● Problem: Reproduce exactly and only the lines running from the one with "Convert this chart to Plotly code." through the one with "colors = [hover_color", both end lines included.

(Source code of charts)
* Begin *
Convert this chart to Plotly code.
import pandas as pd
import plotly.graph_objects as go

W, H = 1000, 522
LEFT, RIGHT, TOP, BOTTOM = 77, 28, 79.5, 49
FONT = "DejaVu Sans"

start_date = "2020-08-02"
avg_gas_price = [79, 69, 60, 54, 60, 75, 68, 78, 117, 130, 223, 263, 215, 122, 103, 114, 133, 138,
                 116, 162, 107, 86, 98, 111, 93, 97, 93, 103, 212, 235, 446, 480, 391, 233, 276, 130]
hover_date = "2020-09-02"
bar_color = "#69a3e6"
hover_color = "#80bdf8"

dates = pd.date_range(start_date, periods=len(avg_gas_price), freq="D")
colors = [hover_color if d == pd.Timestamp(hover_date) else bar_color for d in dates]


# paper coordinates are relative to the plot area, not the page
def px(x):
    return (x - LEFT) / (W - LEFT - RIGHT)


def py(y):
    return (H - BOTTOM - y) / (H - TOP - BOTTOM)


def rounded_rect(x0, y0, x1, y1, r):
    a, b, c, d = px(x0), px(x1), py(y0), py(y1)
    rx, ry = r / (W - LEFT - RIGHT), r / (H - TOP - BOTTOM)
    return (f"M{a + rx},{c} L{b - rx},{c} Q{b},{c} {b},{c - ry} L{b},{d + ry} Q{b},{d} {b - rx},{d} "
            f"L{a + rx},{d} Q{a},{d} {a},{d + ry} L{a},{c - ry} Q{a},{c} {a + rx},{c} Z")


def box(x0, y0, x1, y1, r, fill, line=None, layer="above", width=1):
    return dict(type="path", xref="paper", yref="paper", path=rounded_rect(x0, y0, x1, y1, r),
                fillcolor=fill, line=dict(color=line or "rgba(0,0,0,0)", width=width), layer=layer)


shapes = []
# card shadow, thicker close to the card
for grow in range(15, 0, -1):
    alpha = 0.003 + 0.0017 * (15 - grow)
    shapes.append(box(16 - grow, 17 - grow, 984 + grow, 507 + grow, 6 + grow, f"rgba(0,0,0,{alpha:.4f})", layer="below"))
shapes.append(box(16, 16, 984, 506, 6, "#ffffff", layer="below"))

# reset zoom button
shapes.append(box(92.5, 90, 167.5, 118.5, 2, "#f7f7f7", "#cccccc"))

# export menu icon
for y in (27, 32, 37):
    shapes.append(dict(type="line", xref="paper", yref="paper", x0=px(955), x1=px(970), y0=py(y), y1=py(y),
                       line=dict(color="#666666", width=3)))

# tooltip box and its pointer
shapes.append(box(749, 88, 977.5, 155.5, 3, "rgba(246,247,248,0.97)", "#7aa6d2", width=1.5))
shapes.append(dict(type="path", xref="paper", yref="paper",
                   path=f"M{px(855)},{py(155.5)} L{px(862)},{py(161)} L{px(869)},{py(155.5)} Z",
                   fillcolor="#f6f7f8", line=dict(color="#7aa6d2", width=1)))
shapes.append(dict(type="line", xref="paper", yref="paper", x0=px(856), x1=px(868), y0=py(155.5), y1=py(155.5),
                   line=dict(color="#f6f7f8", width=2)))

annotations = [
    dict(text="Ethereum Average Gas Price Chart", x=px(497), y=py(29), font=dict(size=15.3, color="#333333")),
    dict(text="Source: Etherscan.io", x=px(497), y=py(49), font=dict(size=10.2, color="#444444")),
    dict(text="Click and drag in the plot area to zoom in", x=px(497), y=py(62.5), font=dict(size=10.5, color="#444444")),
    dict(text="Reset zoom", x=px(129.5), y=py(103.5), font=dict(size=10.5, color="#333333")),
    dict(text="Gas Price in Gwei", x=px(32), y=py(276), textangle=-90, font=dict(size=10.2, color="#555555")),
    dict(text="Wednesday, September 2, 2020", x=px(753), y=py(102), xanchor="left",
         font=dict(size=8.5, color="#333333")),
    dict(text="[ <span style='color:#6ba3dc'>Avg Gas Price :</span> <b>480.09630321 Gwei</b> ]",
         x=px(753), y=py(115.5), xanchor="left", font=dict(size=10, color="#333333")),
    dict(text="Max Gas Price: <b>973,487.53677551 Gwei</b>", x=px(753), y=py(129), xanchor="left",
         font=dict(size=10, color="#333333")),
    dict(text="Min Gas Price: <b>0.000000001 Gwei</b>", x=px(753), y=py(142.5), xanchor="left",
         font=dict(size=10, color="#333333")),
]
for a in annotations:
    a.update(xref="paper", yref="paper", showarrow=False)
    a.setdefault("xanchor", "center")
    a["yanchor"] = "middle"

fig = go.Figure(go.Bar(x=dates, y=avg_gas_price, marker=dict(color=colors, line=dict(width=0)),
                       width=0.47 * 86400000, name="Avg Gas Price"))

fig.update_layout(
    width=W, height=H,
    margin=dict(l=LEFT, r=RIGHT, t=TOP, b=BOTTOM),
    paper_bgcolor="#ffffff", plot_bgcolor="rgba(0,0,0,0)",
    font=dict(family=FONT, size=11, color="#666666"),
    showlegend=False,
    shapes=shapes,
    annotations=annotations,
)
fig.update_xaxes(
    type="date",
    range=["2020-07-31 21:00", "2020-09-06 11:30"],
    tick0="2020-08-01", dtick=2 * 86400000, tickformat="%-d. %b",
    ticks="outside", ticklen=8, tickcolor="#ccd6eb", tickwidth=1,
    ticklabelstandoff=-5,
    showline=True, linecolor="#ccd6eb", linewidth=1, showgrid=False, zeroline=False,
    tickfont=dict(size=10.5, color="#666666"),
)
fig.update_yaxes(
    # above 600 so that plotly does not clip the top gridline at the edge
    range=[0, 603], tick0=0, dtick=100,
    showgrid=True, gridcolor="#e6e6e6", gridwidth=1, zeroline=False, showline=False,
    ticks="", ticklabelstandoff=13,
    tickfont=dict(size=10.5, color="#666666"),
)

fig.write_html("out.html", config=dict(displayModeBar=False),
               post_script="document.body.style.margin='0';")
* End *
* Begin *
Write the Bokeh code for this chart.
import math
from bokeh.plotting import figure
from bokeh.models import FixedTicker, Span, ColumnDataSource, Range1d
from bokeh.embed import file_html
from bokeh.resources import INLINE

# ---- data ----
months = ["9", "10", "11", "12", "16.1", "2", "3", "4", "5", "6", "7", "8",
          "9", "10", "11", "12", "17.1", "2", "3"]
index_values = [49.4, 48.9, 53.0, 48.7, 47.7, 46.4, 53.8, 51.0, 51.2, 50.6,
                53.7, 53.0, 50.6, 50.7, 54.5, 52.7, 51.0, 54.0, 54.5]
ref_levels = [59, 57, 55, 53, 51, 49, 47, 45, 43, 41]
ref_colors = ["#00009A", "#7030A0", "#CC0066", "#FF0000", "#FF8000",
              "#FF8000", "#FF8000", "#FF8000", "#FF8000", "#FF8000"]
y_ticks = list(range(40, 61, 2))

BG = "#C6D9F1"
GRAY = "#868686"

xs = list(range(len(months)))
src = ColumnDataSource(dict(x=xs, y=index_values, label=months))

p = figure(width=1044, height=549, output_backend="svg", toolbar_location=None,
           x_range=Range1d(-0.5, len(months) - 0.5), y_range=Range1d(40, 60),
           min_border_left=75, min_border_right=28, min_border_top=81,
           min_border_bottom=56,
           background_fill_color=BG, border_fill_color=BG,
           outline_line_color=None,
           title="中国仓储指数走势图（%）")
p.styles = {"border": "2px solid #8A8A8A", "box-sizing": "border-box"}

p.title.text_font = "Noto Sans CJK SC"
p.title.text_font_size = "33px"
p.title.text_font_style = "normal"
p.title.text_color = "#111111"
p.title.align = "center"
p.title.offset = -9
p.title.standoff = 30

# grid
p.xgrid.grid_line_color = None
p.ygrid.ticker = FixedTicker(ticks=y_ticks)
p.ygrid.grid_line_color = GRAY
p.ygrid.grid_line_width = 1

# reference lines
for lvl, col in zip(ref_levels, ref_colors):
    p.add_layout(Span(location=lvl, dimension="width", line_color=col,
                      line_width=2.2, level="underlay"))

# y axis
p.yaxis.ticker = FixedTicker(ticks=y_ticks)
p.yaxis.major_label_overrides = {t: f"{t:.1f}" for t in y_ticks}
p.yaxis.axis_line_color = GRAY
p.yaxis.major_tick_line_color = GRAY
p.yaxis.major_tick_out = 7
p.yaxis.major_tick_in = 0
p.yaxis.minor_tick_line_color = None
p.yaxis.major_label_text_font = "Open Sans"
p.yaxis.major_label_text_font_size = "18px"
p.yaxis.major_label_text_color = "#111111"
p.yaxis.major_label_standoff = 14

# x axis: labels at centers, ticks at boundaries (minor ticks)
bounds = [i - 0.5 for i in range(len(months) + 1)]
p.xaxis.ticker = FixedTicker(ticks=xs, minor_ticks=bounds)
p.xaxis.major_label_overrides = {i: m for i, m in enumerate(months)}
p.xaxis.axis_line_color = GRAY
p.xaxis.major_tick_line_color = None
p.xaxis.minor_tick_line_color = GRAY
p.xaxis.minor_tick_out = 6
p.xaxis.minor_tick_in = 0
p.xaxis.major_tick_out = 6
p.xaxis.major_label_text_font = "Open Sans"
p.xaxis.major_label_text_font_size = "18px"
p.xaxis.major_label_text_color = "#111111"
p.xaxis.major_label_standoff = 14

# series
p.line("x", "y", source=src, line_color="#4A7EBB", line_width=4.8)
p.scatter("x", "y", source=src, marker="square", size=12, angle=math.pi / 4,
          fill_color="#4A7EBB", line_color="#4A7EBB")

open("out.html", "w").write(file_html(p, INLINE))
* End *
● Final result:
Convert this chart to Plotly code.
import pandas as pd
import plotly.graph_objects as go

W, H = 1000, 522
LEFT, RIGHT, TOP, BOTTOM = 77, 28, 79.5, 49
FONT = "DejaVu Sans"

start_date = "2020-08-02"
avg_gas_price = [79, 69, 60, 54, 60, 75, 68, 78, 117, 130, 223, 263, 215, 122, 103, 114, 133, 138,
                 116, 162, 107, 86, 98, 111, 93, 97, 93, 103, 212, 235, 446, 480, 391, 233, 276, 130]
hover_date = "2020-09-02"
bar_color = "#69a3e6"
hover_color = "#80bdf8"

dates = pd.date_range(start_date, periods=len(avg_gas_price), freq="D")
colors = [hover_color if d == pd.Timestamp(hover_date) else bar_color for d in dates]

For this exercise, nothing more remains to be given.